▶ [SOURCE MATERIAL]:
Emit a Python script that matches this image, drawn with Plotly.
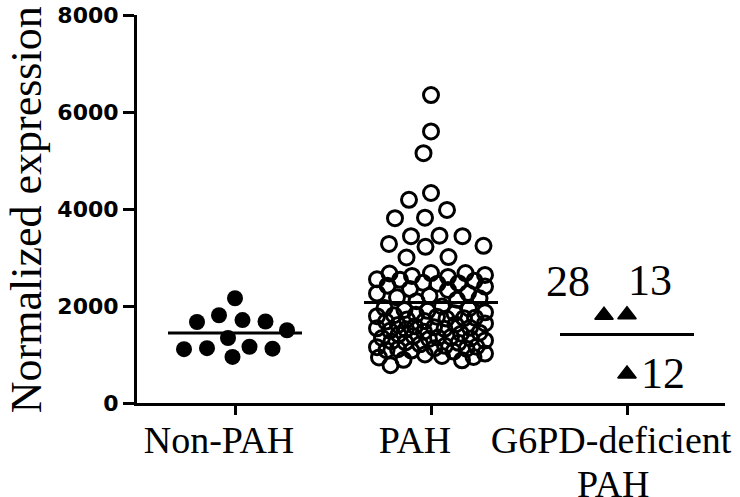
import numpy as np
import plotly.graph_objects as go

# ---------------- data ----------------
categories = ["Non-PAH", "PAH", "G6PD-deficient"]
category_second_line = ["", "", "PAH"]

non_pah_values = [2160, 1810, 1710, 1680, 1670, 1500, 1340, 1160, 1130, 1120, 1110, 950]

pah_values = [
    6350, 5600, 5150, 4330, 4190, 3980, 3820, 3810, 3450, 3440, 3440,
    3280, 3240, 3220, 3010, 3000, 2680, 2680, 2670, 2640, 2620, 2600, 2550,
    2540, 2520, 2480, 2470, 2460, 2420, 2400, 2350, 2330, 2270, 2260,
    2210, 2160, 2130, 2180, 2100,
    1990, 1950, 1920, 1900, 1870, 1960, 1850, 1820,
    1810, 1790, 1780, 1750, 1720, 1690, 1760, 1740, 1680, 1640, 1620,
    1610, 1580, 1550, 1530, 1520, 1490, 1560, 1540, 1470, 1450, 1430,
    1410, 1380, 1350, 1330, 1320, 1290, 1360, 1340, 1270, 1250, 1240,
    1210, 1180, 1150, 1120, 1090, 1160, 1130, 1110,
    1060, 1020, 1000, 970, 1080,
    950, 890, 780, 880, 940,
]

g6pd_values = [1810, 1820, 600]
g6pd_ids = ["28", "13", "12"]

y_tick_values = [0, 2000, 4000, 6000, 8000]
y_title = "Normalized expression"

# ---------------- layout constants ----------------
W, H = 740, 497
M = dict(l=137, r=15, t=15, b=94)
plot_w = W - M["l"] - M["r"]
plot_h = H - M["t"] - M["b"]
x_range = [-0.5, 2.5]
y_range = [0, 8000]
px_per_x = plot_w / (x_range[1] - x_range[0])
px_per_y = plot_h / (y_range[1] - y_range[0])


def swarm_offsets(values, diameter=23.0, max_half=54.0, step=0.5):
    """Beeswarm-style horizontal offsets (in x data units) for a column of points."""
    vals = np.asarray(values, dtype=float)
    ys = vals * px_per_y
    order = np.argsort(-vals, kind="stable")
    cand = np.arange(-max_half, max_half + step / 2, step)
    cand = np.array(sorted(cand, key=lambda c: (abs(c), c)))
    px_list, py_list = [], []
    xs = np.zeros(len(vals))
    for i in order:
        if px_list:
            pxa = np.array(px_list)
            pya = np.array(py_list)
            d = np.sqrt((cand[:, None] - pxa[None, :]) ** 2 + (ys[i] - pya[None, :]) ** 2).min(axis=1)
            ok = np.where(d >= diameter)[0]
            j = ok[0] if len(ok) else int(np.argmax(d))
        else:
            j = 0
        xs[i] = cand[j]
        px_list.append(cand[j])
        py_list.append(ys[i])
    return xs / px_per_x


groups = [non_pah_values, pah_values, g6pd_values]
styles = [
    dict(symbol="circle", size=16, color="black", line=dict(width=0)),
    dict(symbol="circle-open", size=15, color="black", line=dict(width=3, color="black")),
    dict(symbol="triangle-up", size=16, color="black", line=dict(width=1.5, color="black")),
]

fig = go.Figure()
offsets_all = []
for gi, (vals, st) in enumerate(zip(groups, styles)):
    off = swarm_offsets(vals)
    offsets_all.append(off)
    fig.add_trace(go.Scatter(
        x=gi + off, y=vals, mode="markers", marker=st,
        showlegend=False, hoverinfo="y", name=categories[gi]))

half_len = 67 / px_per_x
for gi, vals in enumerate(groups):
    m = float(np.mean(vals))
    fig.add_trace(go.Scatter(
        x=[gi - half_len, gi + half_len], y=[m, m], mode="lines",
        line=dict(color="black", width=3), showlegend=False, hoverinfo="skip"))

# sample-ID labels next to the G6PD-deficient points
id_place = [
    dict(xanchor="right", xshift=-12, yshift=34),
    dict(xanchor="left", xshift=-1, yshift=34),
    dict(xanchor="left", xshift=12, yshift=0),
]
serif = "Liberation Serif, Times New Roman, serif"
for k, (lab, v) in enumerate(zip(g6pd_ids, g6pd_values)):
    p = id_place[k]
    fig.add_annotation(
        x=2 + offsets_all[2][k], y=v, xref="x", yref="y", text=lab, showarrow=False,
        xanchor=p["xanchor"], yanchor="middle", xshift=p["xshift"], yshift=p["yshift"],
        font=dict(family=serif, size=44, color="black"))

# second line of the category labels
for gi, extra in enumerate(category_second_line):
    if extra:
        fig.add_annotation(
            x=gi, y=(403 - 461) / plot_h, xref="x", yref="paper",
            text=extra, showarrow=False, xanchor="center", yanchor="top", xshift=-14,
            font=dict(family=serif, size=38, color="black"))

# y-axis title
fig.add_annotation(
    x=(26 - M["l"]) / plot_w, y=0.497, xref="paper", yref="paper", text=y_title,
    textangle=-90, showarrow=False, xanchor="center", yanchor="middle",
    font=dict(family=serif, size=44, color="black"))

fig.update_layout(
    width=W, height=H, margin=M, paper_bgcolor="white", plot_bgcolor="white",
    showlegend=False,
    xaxis=dict(
        range=x_range, tickmode="array", tickvals=list(range(len(categories))),
        ticktext=categories, showline=True, linecolor="black", linewidth=3,
        ticks="outside", ticklen=9, tickwidth=3, tickcolor="black",
        showgrid=False, zeroline=False, ticklabelshift=-16, ticklabelstandoff=-8,
        automargin=False,
        tickfont=dict(family=serif, size=38, color="black")),
    yaxis=dict(
        range=y_range, tickmode="array", tickvals=y_tick_values,
        showline=True, linecolor="black", linewidth=3,
        ticks="outside", ticklen=11, tickwidth=3, tickcolor="black",
        showgrid=False, zeroline=False, automargin=False,
        tickfont=dict(family="DejaVu Sans, Arial, sans-serif", size=22,
                      color="black", weight="bold")),
)

fig.write_html("out.html", config={"displayModeBar": False},
               post_script="document.body.style.margin='0';")
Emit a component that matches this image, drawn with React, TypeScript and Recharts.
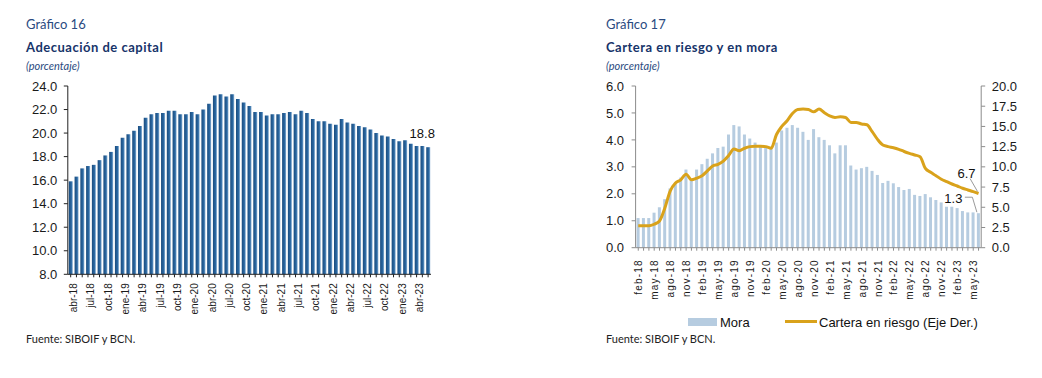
import React from "react";
import {
  BarChart,
  ComposedChart,
  Bar,
  Line,
  XAxis,
  YAxis,
  LabelList,
} from "recharts";

const MONTHS = ["ene", "feb", "mar", "abr", "may", "jun", "jul", "ago", "sep", "oct", "nov", "dic"];

// month tick labels, e.g. "abr-18"
function monthRange(startYear: number, startMonth: number, count: number) {
  const out: string[] = [];
  for (let i = 0; i < count; i++) {
    const m = (startMonth + i) % 12;
    const y = startYear + Math.floor((startMonth + i) / 12);
    out.push(`${MONTHS[m]}-${String(y).slice(2)}`);
  }
  return out;
}

// Gráfico 16: abr-18 .. jun-23
const capitalMonths = monthRange(2018, 3, 63);
const capitalValues = [
  15.9, 16.3, 17.0, 17.2, 17.3, 17.7, 18.1, 18.4, 18.9, 19.6,
  19.9, 20.2, 20.6, 21.3, 21.6, 21.7, 21.7, 21.9, 21.9, 21.6,
  21.6, 21.8, 21.6, 22.0, 22.5, 23.2, 23.3, 23.1, 23.3, 22.9,
  22.6, 22.3, 21.8, 21.8, 21.5, 21.6, 21.6, 21.7, 21.8, 21.6,
  21.9, 21.7, 21.2, 21.0, 21.0, 20.8, 20.7, 21.2, 20.9, 20.8,
  20.6, 20.5, 20.3, 20.0, 19.8, 19.7, 19.5, 19.3, 19.4, 19.1,
  18.9, 18.9, 18.8,
];
const capitalTicks = [8, 10, 12, 14, 16, 18, 20, 22, 24];

// Gráfico 17: feb-18 .. jun-23
const riskMonths = monthRange(2018, 1, 65);
const moraValues = [
  1.1, 1.1, 1.1, 1.3, 1.5, 1.8, 2.2, 2.4, 2.6, 2.9,
  2.5, 2.9, 3.1, 3.3, 3.5, 3.7, 3.75, 4.2, 4.55, 4.5,
  4.2, 4.05, 3.9, 3.8, 3.75, 3.7, 3.9, 4.35, 4.45, 4.55,
  4.45, 4.3, 4.0, 4.4, 4.1, 4.0, 3.8, 3.5, 3.8, 3.8,
  3.05, 2.9, 2.95, 3.0, 2.85, 2.7, 2.4, 2.48, 2.39, 2.25,
  2.14, 2.18, 1.96, 1.92, 1.99, 1.87, 1.77, 1.68, 1.52, 1.52,
  1.47, 1.36, 1.31, 1.31, 1.28,
];
const carteraValues = [
  2.7, 2.7, 2.7, 2.9, 3.3, 4.9, 7.0, 8.0, 8.4, 9.1,
  8.4, 8.6, 8.9, 9.5, 10.1, 10.3, 10.7, 11.4, 12.2, 12.0,
  12.3, 12.5, 12.55, 12.55, 12.5, 12.3, 14.0, 15.0, 15.7, 16.6,
  17.1, 17.15, 17.1, 16.8, 17.15, 16.7, 16.3, 16.1, 16.2, 16.1,
  15.5, 15.5, 15.3, 15.2, 14.35, 13.4, 12.7, 12.5, 12.37, 12.17,
  11.9, 11.67, 11.47, 11.26, 9.8, 9.32, 8.91, 8.46, 8.17, 7.88,
  7.63, 7.35, 7.14, 6.93, 6.7,
];
const moraTicks = [0, 1, 2, 3, 4, 5, 6];
const carteraTicks = [0, 2.5, 5, 7.5, 10, 12.5, 15, 17.5, 20];

const capitalData = capitalMonths.map((m, i) => ({ month: m, value: capitalValues[i] }));
const riskData = riskMonths.map((m, i) => ({
  month: m,
  mora: moraValues[i],
  cartera: carteraValues[i],
}));

const AXIS_FONT = "'Liberation Sans', Arial, sans-serif";
const TITLE_FONT = "Lato, 'Open Sans', sans-serif";
const GOLD = "#D9A21B";
const MORA_BLUE = "#B6CCE0";

const monthTick = (dx: number, dy: number, spacing: number) => (props: any) => {
  const { x, y, payload, index } = props;
  const i = index ?? payload?.index ?? 0;
  if (i % 3 !== 0) return null;
  return (
    <text
      transform={`translate(${x + dx},${y + dy}) rotate(-90)`}
      textAnchor="end"
      fontSize={10}
      fontFamily={AXIS_FONT}
      fill="#1a1a1a"
      letterSpacing={spacing}
    >
      {payload.value}
    </text>
  );
};

const capitalLabel = (props: any) => {
  const { x, y, width, index, value } = props;
  if (index !== capitalValues.length - 1) return null;
  return (
    <text x={x + width / 2 - 6} y={y - 9} textAnchor="middle" fontSize={13} fontFamily={AXIS_FONT} fill="#111">
      {Number(value).toFixed(1)}
    </text>
  );
};

const moraLabel = (props: any) => {
  const { x, y, width, index, value } = props;
  if (index !== moraValues.length - 1) return null;
  const cx = x + width / 2;
  return (
    <g>
      <polyline
        points={`${cx - 13.5},${y - 16} ${cx - 6},${y - 16} ${cx - 1.5},${y - 1}`}
        fill="none"
        stroke="#9a9a9a"
        strokeWidth={1}
      />
      <text x={cx - 25} y={y - 10} textAnchor="middle" fontSize={13} fontFamily={AXIS_FONT} fill="#111">
        {Number(value).toFixed(1)}
      </text>
    </g>
  );
};

const carteraLabel = (props: any) => {
  const { x, y, index, value } = props;
  if (index !== carteraValues.length - 1) return null;
  return (
    <g>
      <line x1={x - 8.5} y1={y - 15} x2={x - 1} y2={y - 2} stroke="#9a9a9a" strokeWidth={1} />
      <text x={x - 12} y={y - 16} textAnchor="middle" fontSize={13} fontFamily={AXIS_FONT} fill="#111">
        {Number(value).toFixed(1)}
      </text>
    </g>
  );
};

function CapitalChart() {
  return (
    <BarChart
      width={440}
      height={330}
      data={capitalData}
      margin={{ top: 86, right: 9, bottom: 0, left: 0 }}
      barCategoryGap={0}
    >
      <defs>
        <linearGradient id="capGrad" x1="0" y1="0" x2="1" y2="0">
          <stop offset="0%" stopColor="#1B4C7E" />
          <stop offset="65%" stopColor="#2B69A3" />
          <stop offset="100%" stopColor="#93B6D7" />
        </linearGradient>
      </defs>
      <XAxis
        dataKey="month"
        interval={0}
        height={55.7}
        tickSize={3}
        stroke="#222"
        tick={monthTick(6.5, 4, 0)}
      />
      <YAxis
        width={67.8}
        domain={[8, 24]}
        ticks={capitalTicks}
        interval={0}
        tickSize={4}
        tickMargin={6.5}
        stroke="#222"
        tickFormatter={(v: number) => v.toFixed(1)}
        tick={{ fontSize: 13, fontFamily: AXIS_FONT, fill: "#1a1a1a" }}
      />
      <Bar dataKey="value" fill="url(#capGrad)" barSize={4} isAnimationActive={false}>
        <LabelList dataKey="value" content={capitalLabel} />
      </Bar>
    </BarChart>
  );
}

function RiskChart() {
  return (
    <ComposedChart
      width={480}
      height={305}
      data={riskData}
      margin={{ top: 86, right: 0, bottom: 0, left: 0 }}
      barCategoryGap={0}
    >
      <XAxis
        dataKey="month"
        interval={0}
        height={57.3}
        tickSize={3}
        stroke="#8c8c8c"
        tick={monthTick(4, 6.5, 1.2)}
      />
      <YAxis
        yAxisId="left"
        width={75.6}
        domain={[0, 6]}
        ticks={moraTicks}
        interval={0}
        tickSize={4}
        tickMargin={7.6}
        stroke="#8c8c8c"
        tickFormatter={(v: number) => v.toFixed(1)}
        tick={{ fontSize: 13, fontFamily: AXIS_FONT, fill: "#1a1a1a" }}
      />
      <YAxis
        yAxisId="right"
        orientation="right"
        width={58.8}
        domain={[0, 20]}
        ticks={carteraTicks}
        interval={0}
        tickSize={4}
        tickMargin={6.5}
        stroke="#8c8c8c"
        tickFormatter={(v: number) => v.toFixed(1)}
        tick={{ fontSize: 13, fontFamily: AXIS_FONT, fill: "#1a1a1a", textAnchor: "start" }}
      />
      <Bar yAxisId="left" dataKey="mora" fill={MORA_BLUE} barSize={3} isAnimationActive={false}>
        <LabelList dataKey="mora" content={moraLabel} />
      </Bar>
      <Line
        yAxisId="right"
        dataKey="cartera"
        type="monotone"
        stroke={GOLD}
        strokeWidth={3}
        dot={false}
        isAnimationActive={false}
      >
        <LabelList dataKey="cartera" content={carteraLabel} />
      </Line>
    </ComposedChart>
  );
}

function Texts() {
  return (
    <svg width={1042} height={378} style={{ position: "absolute", left: 0, top: 0 }}>
      <g fontFamily={TITLE_FONT}>
        <text x={26} y={29} fontSize={13} fill="#2A4A80">Gráfico 16</text>
        <text x={26} y={51.5} fontSize={13} fontWeight={700} fill="#17346A" letterSpacing={0.5}>
          Adecuación de capital
        </text>
        <text x={26} y={70} fontSize={11} fontStyle="italic" fill="#2A4A80">(porcentaje)</text>
        <text x={26} y={343} fontSize={11} fill="#222">Fuente: SIBOIF y BCN.</text>

        <text x={606} y={29} fontSize={13} fill="#2A4A80">Gráfico 17</text>
        <text x={606} y={51.5} fontSize={13} fontWeight={700} fill="#17346A" letterSpacing={0.5}>
          Cartera en riesgo y en mora
        </text>
        <text x={606} y={70} fontSize={11} fontStyle="italic" fill="#2A4A80">(porcentaje)</text>
        <text x={606} y={343} fontSize={11} fill="#222">Fuente: SIBOIF y BCN.</text>
      </g>
      <g fontFamily={AXIS_FONT} fontSize={13} fill="#111">
        <rect x={688} y={318} width={29} height={8} fill={MORA_BLUE} />
        <text x={720} y={327}>Mora</text>
        <rect x={785} y={320} width={32} height={3} fill={GOLD} />
        <text x={819} y={327}>Cartera en riesgo (Eje Der.)</text>
      </g>
    </svg>
  );
}

export default function App() {
  return (
    <div style={{ position: "absolute", left: 0, top: 0, width: 1042, height: 378, background: "#fff" }}>
      <Texts />
      <div style={{ position: "absolute", left: 0, top: 0 }}>
        <CapitalChart />
      </div>
      <div style={{ position: "absolute", left: 560, top: 0 }}>
        <RiskChart />
      </div>
    </div>
  );
}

▶ [TASK OBJECTIVE]: Every line of the listing that holds "this" is to be counted; give only the resulting number.

▶ [OUTPUT OF THE EXERCISE]: 2